Kolejnym dużym tematem Irlandczyków, związanym bezpośrednio z omówionym wyżej, jest współistnienie przeszłości i teraźniejszości. Bohaterom przeszłość przypomina się dzięki pochodzącym z niej zjawom - na poły duchom, na poły wyobrażeniom, wspomnieniom. Duchem w dramacie "Tata" jest tytułowy ojciec, z którym bohater, Charlie, cały czas usiłuje się rozliczyć. Trzydziestolatków na życiowym rozdrożu z "Zielonych Świątek" odwiedza zjawa właścicielki mieszkania, w którym zadomowili się, próbując przetrwać dziejową zawieruchę. W "Piękności z miasta Belfast" współczesna historia rodzinna przeplatana jest wtrętami sprzed kilkudziesięciu laty, kiedy wszyscy bohaterowie byli dużo młodsi; można powiedzieć, że wszystkie te rzeczywistości - obecna, dawne i najdawniejsze - współistnieją w przestrzeni miejsca akcji, czyli miasta Belfast. Tytułowego zarządcę chrześcijaństwa również nawiedzają zmory z jego własnej, świetlanej przeszłości. W przeciwieństwie do zjaw z Belfastu, powoli wypierają zdarzenia teraźniejsze, stają się jedyną obowiązującą rzeczywistością.

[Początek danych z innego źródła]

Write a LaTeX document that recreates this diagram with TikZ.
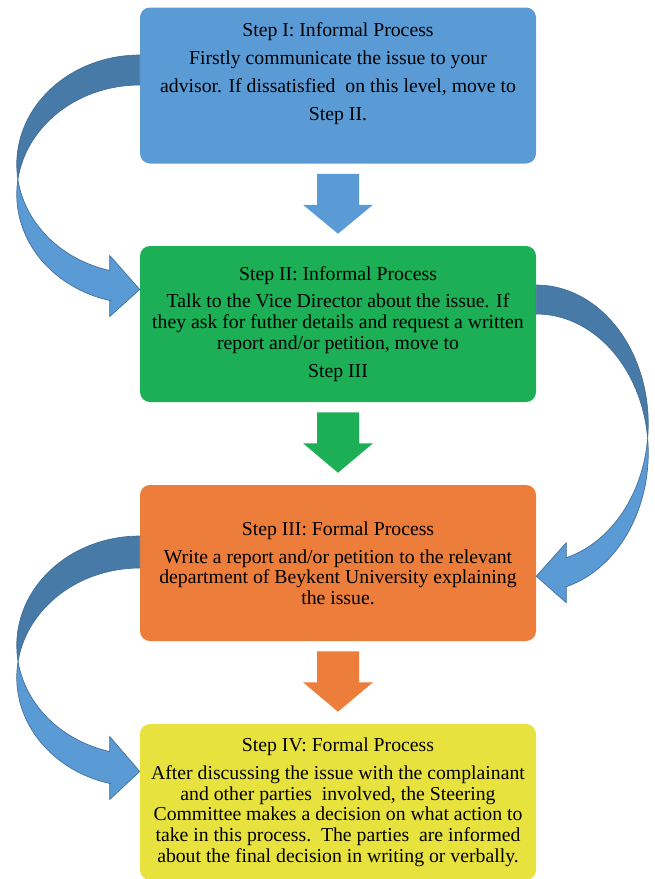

Zupełnie inne na tym tle jest "Niebo w dłoniach" Billy'ego Roche'a. To jedyna z pięciu historii, gdzie nie ma duchów, polityki i historii. O ile którekolwiek ze słów znajdujących się w pierwszej części tytułu antologii pasuje do tego tekstu, to będzie to "tożsamość". Roche stworzył zgrabną, wciągającą opowieść o pewnym mało sympatycznym outsiderze, tylko mimochodem sugerując, że opowiada, m.in. o beznadziei życia na prowincji.
Żaden z zamieszczonych w zbiorze tekstów nie zachwyca, nie zapada w pamięć, nie stanowi wielkiego odkrycia dramatycznego. Widać Irlandczycy mają ten sam problem, co Polacy - następcy Szekspira ze świeczką się nawet nie znajdzie. Najciekawsze w całej antologii są "Zielone Świątki" - ukazane przez Parkera zderzenie świata, który odszedł i świata, który jest, nosi największe znamiona uniwersalności. Jednak także temu tekstowi grozi niechybne zestarzenie się. Czytelnikowi, który nie jest Irlandczykiem, wkrótce nie pomoże żaden słownik zamieszczony tuż przed spisem treści, żeby zrozumieć, jaką konstatację rzeczywistości chciała nam przekazać piątka dramatopisarzy. To, co broni się we wszystkich tekstach i co sprawia, że mają szansę przeżyć w teatrze, to naprawdę dobrze rozpisane, wartkie dialogi. Być może któryś z reżyserów spróbuje, zachęcony tym faktem, wydobyć z Irlandczyków sensy, które nie będą tylko bieżącym komentarzem politycznym.
Jolanta Nabiałek
Teatralia Wrocław
13 grudnia 2010
"Polityka, historia, tożsamość. Antologia współczesnego dramatu irlandzkiego"
redakcja: Michał Lachman
przekład: Mateusz Borowski, Michał Lachman, Michał Oleszczyk, Małgorzata Sugiera
Wydawnictwo Panga Pank, Kraków 2009.